With JOYA POWELL, Visiting Assistant Professor, Dance (jpowell01@wesleyan.edu)
DANC371 Site Specific Dance Making, 1 credit
TUESDAYS/THURSDAYS 2:50 to 4:20
This course addresses the construction of contemporary performance in alternative, nontheatrical spaces. Students will create, design, and structure movement and image metaphors; design and realize scenic objects; and integrate technologies that enhance performance at large. Daily practice will focus on developing compositional tools to trigger events, to set off the performance space, and to create optimal conditions for audience and performer participation. Skills in movement observation, critical reading, and video analysis will inform the course’s practical and historical frameworks.
With Pedro Alejandro (palejandro@wesleyan.edu)
Bharata Natyam dance course: students needed!
Bharata Natyam II: Embracing the Traditional and the Modern
Taught by Prof. Hari Krishnan
M/W 1.20-2.40pm
This advanced course is designed to further students’ understanding of the technique, history, and changing nature of Bharata Natyam dance and of Indian classical dance in general. The primary aim of the course is to foster an understanding of the role, function, and imaging of Bharata Natyam dance vis-à-vis ideas about tradition and modernity. Although the course assumes no prior knowledge of Bharata Natyam, we will move rapidly through the material. We will focus mainly on more complex studio work, extensive readings, and video presentations. In preparation for this course, students should have movement experience in other dance tradition(s). Occasionally, the class could include a guest lecture given by either a visiting scholar, dancer, or choreographer respected in the field of South Asian dance internationally.
New Course: Black Speculative Fictions and the Anthropocene
CHUM 302
Fall 2018
Section: 01
Crosslisting: AFAM 312, E&ES 125, FGSS 301
Certificates: Social, Cultural, and Critical Theory
Course Cluster: Queer Studies
The genre of black speculative fiction–in the form of literature, art, music, and theory–provides a generative framework through which to (re)think understandings of race, gender, sexuality, class, the body, disability, citizenship, and the human. Often couched as taking place in the “future,” black speculative fictions also engage the past and critique the present. This makes the genre a critical resource for addressing the Anthropocene. The term “Anthropocene” first emerged from the discipline of geology in 2000. Scientists proposed that Earth had entered a new epoch (following the Holocene) in which “humans” had become geological forces, impacting the planet itself. However, the term Anthropocene raises numerous questions. What does it mean to think about the human at the level of a “species”? What constitutes evidence of the Anthropocene and when did it begin? Who is responsible for the Anthropocene’s attendant catastrophes, which include earthquakes, altered ocean waters, and massive storms?
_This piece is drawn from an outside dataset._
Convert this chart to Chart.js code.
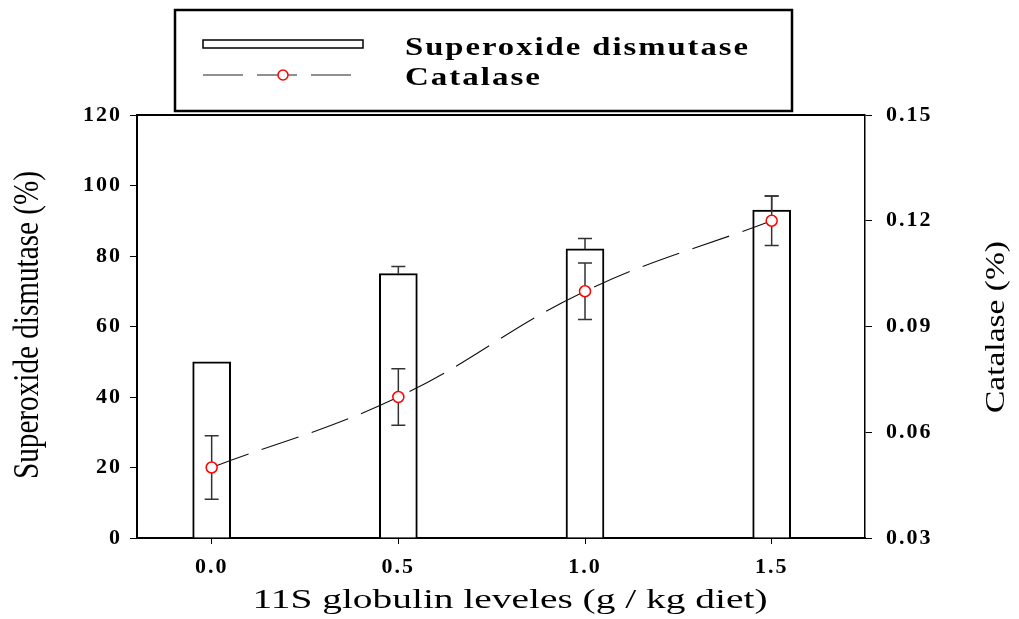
<!DOCTYPE html>
<html>
<head>
<meta charset="utf-8">
<script src="https://cdn.jsdelivr.net/npm/chart.js@4.4.0/dist/chart.umd.min.js"></script>
<style>
html, body { margin: 0; padding: 0; background: #fff; }
</style>
</head>
<body>
<canvas id="chart1" width="1019" height="619"></canvas>
<script>
// DATA
const levels = [0.0, 0.5, 1.0, 1.5];
const sod = [50, 75, 82, 93];
const sodErr = [0, 2, 3, 4];
const catalase = [0.05, 0.07, 0.10, 0.12];
const catalaseErr = [0.009, 0.008, 0.008, 0.007];
const xTicks = [0.0, 0.5, 1.0, 1.5];
const sodTicks = [0, 20, 40, 60, 80, 100, 120];
const catTicks = [0.03, 0.06, 0.09, 0.12, 0.15];

const tickFont = { family: '"Liberation Serif"', size: 22, weight: 'bold' };

// text squeezed/stretched to a given length
function fitText(ctx, text, font, cx, cy, rot, len, thick) {
    ctx.save();
    ctx.letterSpacing = '0px';
    ctx.font = font;
    let w = ctx.measureText(text).width;
    ctx.translate(cx, cy);
    ctx.rotate(rot);
    ctx.scale(len / w, thick);
    ctx.fillStyle = '#000';
    ctx.textAlign = 'center';
    ctx.textBaseline = 'middle';
    ctx.fillText(text, 0, 0);
    ctx.restore();
}

function fitLeft(ctx, text, x, y, len) {
    ctx.save();
    ctx.font = 'bold 25px "Liberation Serif"';
    ctx.letterSpacing = '1.5px';
    let w = ctx.measureText(text).width - 1.5;
    ctx.translate(x, y);
    ctx.scale(len / w, 1);
    ctx.fillStyle = '#000';
    ctx.textAlign = 'left';
    ctx.fillText(text, 0, 0);
    ctx.restore();
}

function errBar(ctx, x, yA, yB, capA) {
    ctx.beginPath();
    ctx.moveTo(x, yA);
    ctx.lineTo(x, yB);
    ctx.moveTo(x - 7, yB);
    ctx.lineTo(x + 7, yB);
    if (capA) {
        ctx.moveTo(x - 7, yA);
        ctx.lineTo(x + 7, yA);
    }
    ctx.stroke();
}

const extras = {
    id: 'extras',
    beforeDraw(chart) {
        chart.ctx.letterSpacing = '2px';
    },
    afterDatasetDraw(chart, args) {
        if (args.index !== 0) return;
        const ctx = chart.ctx;
        const xs = chart.scales.x, ys = chart.scales.y, y1 = chart.scales.y1;
        ctx.save();
        ctx.strokeStyle = '#333';
        ctx.lineWidth = 1.5;
        levels.forEach((lv, i) => {
            let px = xs.getPixelForValue(lv);
            if (sodErr[i] > 0) {
                errBar(ctx, px, ys.getPixelForValue(sod[i]), ys.getPixelForValue(sod[i] + sodErr[i]), false);
            }
            errBar(ctx, px, y1.getPixelForValue(catalase[i] - catalaseErr[i]), y1.getPixelForValue(catalase[i] + catalaseErr[i]), true);
        });
        ctx.restore();
    },
    afterDraw(chart) {
        const ctx = chart.ctx;
        const a = chart.chartArea;
        ctx.save();
        ctx.letterSpacing = '0px';
        // top of frame
        ctx.strokeStyle = '#000';
        ctx.lineWidth = 2;
        ctx.beginPath();
        ctx.moveTo(a.left - 1, a.top);
        ctx.lineTo(a.right, a.top);
        ctx.stroke();

        // axis titles
        fitText(ctx, 'Superoxide dismutase (%)', '28px "Liberation Serif"', 28, 325, -Math.PI / 2, 308, 1.3);
        fitText(ctx, 'Catalase (%)', '24px "Liberation Serif"', 997, 327, -Math.PI / 2, 172, 1.1);
        fitText(ctx, '11S globulin leveles (g / kg diet)', '28px "Liberation Serif"', 510, 601, 0, 515, 1.0);

        // legend
        ctx.lineWidth = 2.5;
        ctx.strokeRect(175, 10, 617, 101);
        ctx.lineWidth = 1.5;
        ctx.fillStyle = '#fff';
        ctx.fillRect(203, 40, 160, 8);
        ctx.strokeRect(203, 40, 160, 8);
        ctx.strokeStyle = '#222';
        ctx.lineWidth = 1.2;
        ctx.setLineDash([40, 14]);
        ctx.beginPath();
        ctx.moveTo(203, 75);
        ctx.lineTo(352, 75);
        ctx.stroke();
        ctx.setLineDash([]);
        ctx.beginPath();
        ctx.arc(283, 75, 5, 0, Math.PI * 2);
        ctx.fillStyle = '#fff';
        ctx.fill();
        ctx.strokeStyle = '#ff0000';
        ctx.lineWidth = 1.5;
        ctx.stroke();
        ctx.textBaseline = 'alphabetic';
        fitLeft(ctx, 'Superoxide dismutase', 405, 55, 343);
        fitLeft(ctx, 'Catalase', 405, 85, 135);
        ctx.restore();
    }
};

let ctx1 = document.getElementById('chart1').getContext('2d');
let myChart = new Chart(ctx1, {
    type: 'bar',
    data: {
        datasets: [
            {
                type: 'bar',
                label: 'Superoxide dismutase',
                data: levels.map((x, i) => ({ x: x, y: sod[i] })),
                yAxisID: 'y',
                backgroundColor: '#fff',
                borderColor: '#000',
                borderWidth: 2,
                barThickness: 38,
                order: 2
            },
            {
                type: 'line',
                label: 'Catalase',
                data: levels.map((x, i) => ({ x: x, y: catalase[i] })),
                yAxisID: 'y1',
                borderColor: '#111',
                borderWidth: 1.1,
                borderDash: [39, 14],
                tension: 0.4,
                fill: false,
                pointRadius: 5.5,
                pointBackgroundColor: '#fff',
                pointBorderColor: '#ff0000',
                pointBorderWidth: 1.5,
                order: 1
            }
        ]
    },
    options: {
        responsive: false,
        devicePixelRatio: 1,
        animation: false,
        layout: { padding: { top: 115, left: 0, right: 0, bottom: 0 } },
        plugins: { legend: { display: false }, tooltip: { enabled: false } },
        scales: {
            x: {
                type: 'linear',
                position: 'bottom',
                min: -0.2,
                max: 1.75,
                offset: false,
                afterBuildTicks: s => { s.ticks = xTicks.map(v => ({ value: v })); },
                afterFit: s => { s.height = 81; },
                ticks: { callback: v => v.toFixed(1), font: tickFont, color: '#000', padding: 10, autoSkip: false, maxRotation: 0 },
                grid: { drawOnChartArea: false, drawTicks: true, tickLength: 6, tickColor: '#000', offset: false },
                border: { display: true, color: '#000', width: 2 }
            },
            y: {
                position: 'left',
                min: 0,
                max: 120,
                afterBuildTicks: s => { s.ticks = sodTicks.map(v => ({ value: v })); },
                afterFit: s => { s.width = 137; },
                ticks: { callback: v => String(v), font: tickFont, color: '#000', padding: 8 },
                grid: { drawOnChartArea: false, drawTicks: true, tickLength: 7, tickColor: '#000' },
                border: { display: true, color: '#000', width: 2 }
            },
            y1: {
                position: 'right',
                min: 0.03,
                max: 0.15,
                afterBuildTicks: s => { s.ticks = catTicks.map(v => ({ value: v })); },
                afterFit: s => { s.width = 154; },
                ticks: { callback: v => v.toFixed(2), font: tickFont, color: '#000', padding: 14 },
                grid: { drawOnChartArea: false, drawTicks: true, tickLength: 7, tickColor: '#000' },
                border: { display: true, color: '#000', width: 1.5 }
            }
        }
    },
    plugins: [extras]
});
</script>
</body>
</html>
Does the Anthropocene overemphasize the human and thus downplay other interspecies and human-nonhuman, animate-inanimate relations? Or does it demand a (potentially fruitful) reconceptualization of the human? Further, how does artificial intelligence complicate definitions of the human and, by extension, of the Anthropocene? Centering the work of black speculative thinkers and placing it in conversation with scientific studies ranging from marine biology and geology to cybernetics, this course takes an interdisciplinary approach to the Anthropocene that endeavors to (re)conceptualize the human, ecological relations, and Earth itself. Texts engaged will include: novels, art, music, theory, and scientific studies.